Universal Aesthetics of Lines and Colors? Effects of Culture, Expertise, and Habituation
Since the eighteenth century artists and art theorists, later also art historians and
psychologists, researched the aesthetic nature of lines and colors as basic formal elements of painting. They assumed that whether an artwork is perceived as being serene, dynamic, sad, or cheerful (typical categories for aesthetic effects), beautiful and/or interesting (categories for preference) is heavily determined by the quality and interplay of these basic formal elements. It was assumed that people largely agree on how they perceive aesthetic effects of lines and colors and that they have similar preferences.
With this project, we systematically and critically examined the claim to aesthetic universality. For the very first time, we combined historical research on the genesis of this theory with experiments to test how single lines and single colors, interactions between these elements, and actual artworks affect beholders. We developed a new study design to test degrees of agreement between people when judging aesthetic objects. Our results show that agreement between persons is unexpectedly low, that agreement does not depend on art expertise, and that both liking and interest have the lowest agreement score—hence preference is more subjective than aesthetic effects.

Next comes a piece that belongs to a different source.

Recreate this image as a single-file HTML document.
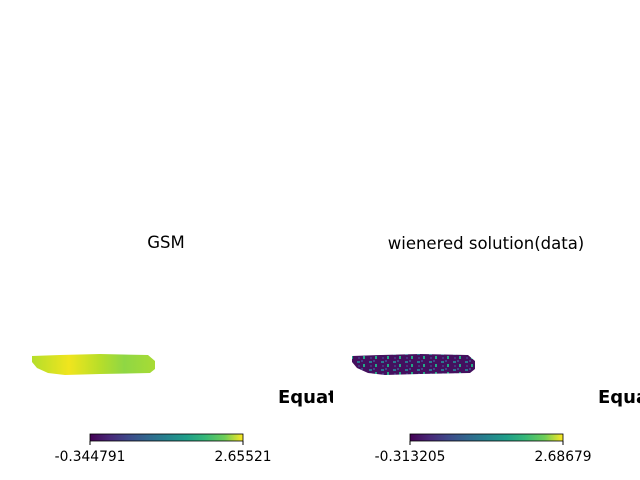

However, whereas general agreement between persons is very low, people do agree in regard to some stimuli on specific scales, in particular, in the rating of active/passive in regard to single lines and warm/cold in regard to single colors.
We were surprised to find a clear contradiction between the strong historical claim for universal aesthetic effects and our experimental evidence. This gave a new perspective to the historical studies within the project. We realized that this contradiction was noticed earlier, although hardly ever pronounced. A prominent example is Wassily Kandinsky. In 1923 at the Bauhaus, he conducted a questionnaire aiming to test how people link the aesthetic effects of colors and geometric forms. However, he never published the results, probably because they did not support his theory. Much earlier, in the late nineteenth century, several authors developed the concept of aesthetic sensitivity as an antidote to this contradiction: whoever does not perceive aesthetic effects is not (yet) sensitive to them.
The project was only possible through an intense interdisciplinary cooperation of art historians and cognitive psychologists. The results question fundamental assumptions of both disciplines. We assume that they will trigger a profound process of reflection not only in those academic fields, but also in art criticism and art education.